Anyway, we finally made it onto the bus, and we went up to Noborito, to get the train up to Tachikawa, which is the nearest station to the park. You could go from Mizonokuchi, but Noborito is closer to the park, and about the same distance from us. On the bus, Mayuki started crying, but with a couple of months’ experience behind us we worked out that she was tired and fussing because she wanted to go to sleep. And, indeed, very soon after we got off the bus, she was asleep, and we put her in the push chair.
Tachikawa is the last stop on the Nanbu line, and a bit less than half an hour from Noborito. From there, the entrance to the park is about a ten minute walk. All told, it takes less than an hour and half from our door to the park, and costs about 1000 yen return, each (Mayuki is still free). Park admission is 400 yen, so it’s a very reasonable little trip.

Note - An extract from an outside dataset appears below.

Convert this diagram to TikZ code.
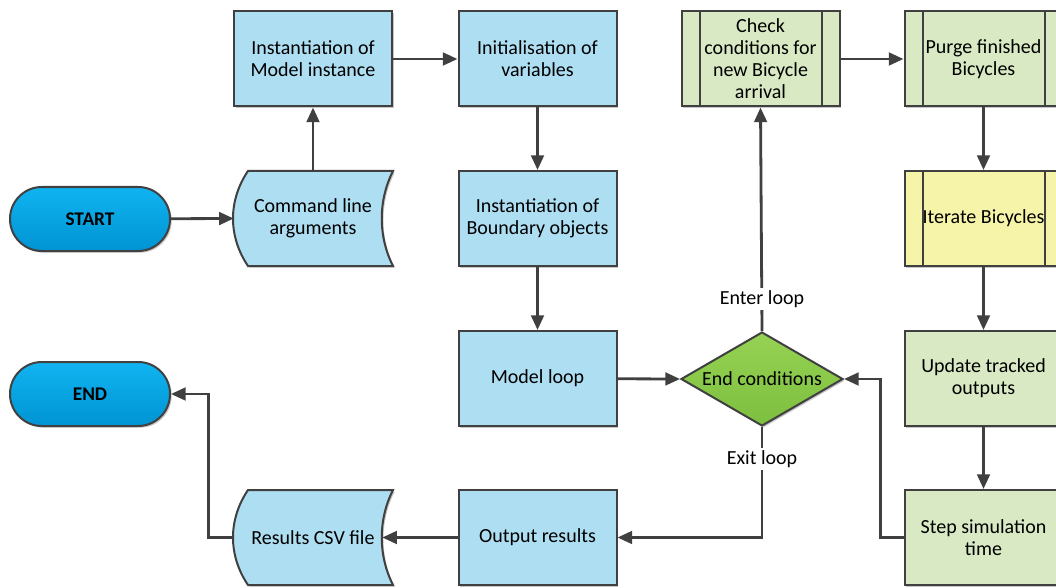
\documentclass[tikz,border=0pt]{standalone}
\usepackage{fontspec}
\setmainfont{Carlito}
\usetikzlibrary{arrows.meta,shapes.geometric,shadows,calc}
\definecolor{ln}{HTML}{404040}
\definecolor{cblue}{HTML}{AEDEF2}
\definecolor{cgreen}{HTML}{D8E9C3}
\definecolor{cyell}{HTML}{F5F4A8}
\definecolor{termtop}{HTML}{10B4F0}
\definecolor{termbot}{HTML}{0094D4}
\definecolor{dtop}{HTML}{96D253}
\definecolor{dbot}{HTML}{7DBF3F}
\tikzset{
  shd/.style={drop shadow={shadow xshift=1.3pt,shadow yshift=-1.3pt,fill=black,opacity=0.22}},
  box/.style={draw=ln, line width=1.5pt, minimum width=118.5pt, minimum height=71.25pt, align=center, inner sep=0pt, shd},
  bluebox/.style={box, fill=cblue},
  greenbox/.style={box, fill=cgreen},
  yellbox/.style={box, fill=cyell},
  databox/.style={minimum width=118.5pt, minimum height=71.25pt, align=center, inner sep=0pt},
  dataline/.style={draw=ln, line width=1.5pt, fill=cblue, shd},
  term/.style={draw=ln, line width=1.5pt, minimum width=120pt, minimum height=48pt, rounded corners=23.9pt, top color=termtop, bottom color=termbot, font=\fontsize{14.5}{16}\selectfont\bfseries, shd},
  decis/.style={diamond, draw=ln, line width=1.5pt, minimum width=121.5pt, minimum height=70.5pt, inner sep=0pt, top color=dtop, bottom color=dbot, shd},
  conn/.style={draw=ln, line width=2.1pt, -{Triangle[length=11pt,width=9.5pt]}},
  inner/.style={draw=ln, line width=1.5pt},
  lbl/.style={fill=white, inner sep=1.5pt}
}
\newcommand\storeddata[2]{%
  \draw[dataline] (#1-65,#2-47.5) -- (#1+80,#2-47.5)
    .. controls (#1+65,#2-18) and (#1+65,#2+18) .. (#1+80,#2+47.5)
    -- (#1-65,#2+47.5)
    .. controls (#1-85,#2+18) and (#1-85,#2-18) .. cycle;}
\newcommand\predef[1]{%
  \draw[inner] ([xshift=14.25pt]#1.north west) -- ([xshift=14.25pt]#1.south west);
  \draw[inner] ([xshift=-14.25pt]#1.north east) -- ([xshift=-14.25pt]#1.south east);}
\begin{document}
\begin{tikzpicture}[x=0.75pt,y=-0.75pt,font=\fontsize{15}{16.5}\selectfont]
\clip (0,0) rectangle (1056,588);
\fill[white] (0,0) rectangle (1056,588);

% terminals
\node[term] (start) at (90,219) {START};
\node[term] (endn) at (90,394) {END};

% stored data
\storeddata{313}{218.5}
\node[databox] (cmd) at (313,218.5) {Command line\\arguments};
\storeddata{313}{537.5}
\node[databox] (csv) at (313,537.5) {Results CSV file};

% process boxes
\node[bluebox] (model) at (313,59) {Instantiation of\\Model instance};
\node[bluebox] (init) at (537.5,59) {Initialisation of\\variables};
\node[bluebox] (bound) at (537.5,218.5) {Instantiation of\\Boundary objects};
\node[bluebox] (loop) at (537.5,378.5) {Model loop};
\node[bluebox] (out) at (537.5,537.5) {Output results};

\node[greenbox] (check) at (760.5,59) {Check\\conditions for\\new Bicycle\\arrival};
\predef{check}
\node[greenbox] (purge) at (983.5,59) {Purge finished\\Bicycles};
\predef{purge}
\node[yellbox] (iter) at (983.5,218.5) {Iterate Bicycles};
\predef{iter}
\node[greenbox] (update) at (983.5,378.5) {Update tracked\\outputs};
\node[greenbox] (step) at (983.5,537.5) {Step simulation\\time};

\node[decis, label=center:End conditions] (diam) at (762,379) {};

% connectors
\draw[conn] (start) -- (cmd.west);
\draw[conn] (cmd.north) -- (model.south);
\draw[conn] (model) -- (init);
\draw[conn] (init) -- (bound);
\draw[conn] (bound) -- (loop);
\draw[conn] (loop) -- (diam.west);
\draw[conn] (diam.north) -- (check.south);
\draw[conn] (check) -- (purge);
\draw[conn] (purge) -- (iter);
\draw[conn] (iter) -- (update);
\draw[conn] (update) -- (step);
\draw[conn] (step.west) -- ++(-23,0) |- (diam.east);
\draw[conn] (diam.south) |- (out.east);
\draw[conn] (out.west) -- ([xshift=-7.5pt]csv.east);
\draw[conn] (csv.west) -- ++(-25,0) |- (endn.east);

\node[lbl] (enter) at (762,299) {Enter loop};
\node[lbl] (exit) at (762,459) {Exit loop};
\end{tikzpicture}
\end{document}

And the park is enormous. OK, we aren’t talking “Lake District National Park” size, but for a fully managed park, it’s pretty big. It has a lot of trees; the Showa Emperor is best remembered in Japan for his love of plants, particularly trees, which is why he is remembered in a park. He’s best remembered in the West as Emperor Hirohito, so it is perhaps appropriate that the park used to be a military airbase.
The park has a number of areas, including long avenues of trees that were in glorious yellow leaf today. After walking through those, Yuriko and I had lunch at a restaurant/cafe; Mayuki was still asleep. The lunch was quite good, and entirely reasonable, which often seems to be true of the food in such places here. Then we walked on to a large pond, or small lake, which had some red maples planted around it, and some boats out on the water.
We then started walking north, and noticed the cycle routes down below us, on a different level. You can hire bikes at the park, and then cycle round, and it looks like it would be a lot of fun. It’s fairly flat, so it wouldn’t be too difficult, and the surroundings are nice. We then passed an enormous grassed area, which looks like it would be great for children to play, and more trees in flower or turning leaves, depending on the species.
Finally, we reached the Japanese garden, which was what we were aiming for today. Mayuki was still asleep, but by this point we had noticed that it was coming up to four hours since she had had a feed, so we decided to wake her up. Yuriko fed her, while I made some formula (we’d brought the powder and a thermos of hot water). Of course, the formula didn’t cool down very quickly, so it was a while before Mayuki got to drink it, but she seemed happy enough; she fussed a bit, but after I carried her for a while she was happy to lie in the push chair and look around.
The Japanese garden was very nice; Yuriko took quite a few pictures, and I took a bit of video of Mayuki there. Unfortunately, it closed at four, so we had to make our way out. In fact, the whole park closed at 4:30, and we still had to walk back to the gate, which took about thirty minutes. At first, Mayuki was happy in the pushchair, but then she started complaining, so I took her out and carried her until we were out of the park. While I was carrying her, at least two groups of ladies spontaneously said “Isn’t she cute!”. This happened again while I was putting her back in the push chair to go back to the station, and then again on the bus home. According to Yuriko, it happens every time she takes her out, as well.
We used the formula to keep her quiet on the train home, and then fooled her with the empty bottle to keep her quiet in the bus. Over all, though, she was a very good girl all day, and at least she was awake and looking around for part of it. Obviously, she won’t explicitly remember any of it, but it might shape her attitude to parks, or something.
We are planning to go back. It might only be three times a year (spring, summer, and autumn), but it’s probably the easiest really big park for us to get to. I can see it playing much of the same role in Mayuki’s childhood as Etherow did in ours.
All in all, Yuriko and I had a really good day. We think Mayuki enjoyed it too.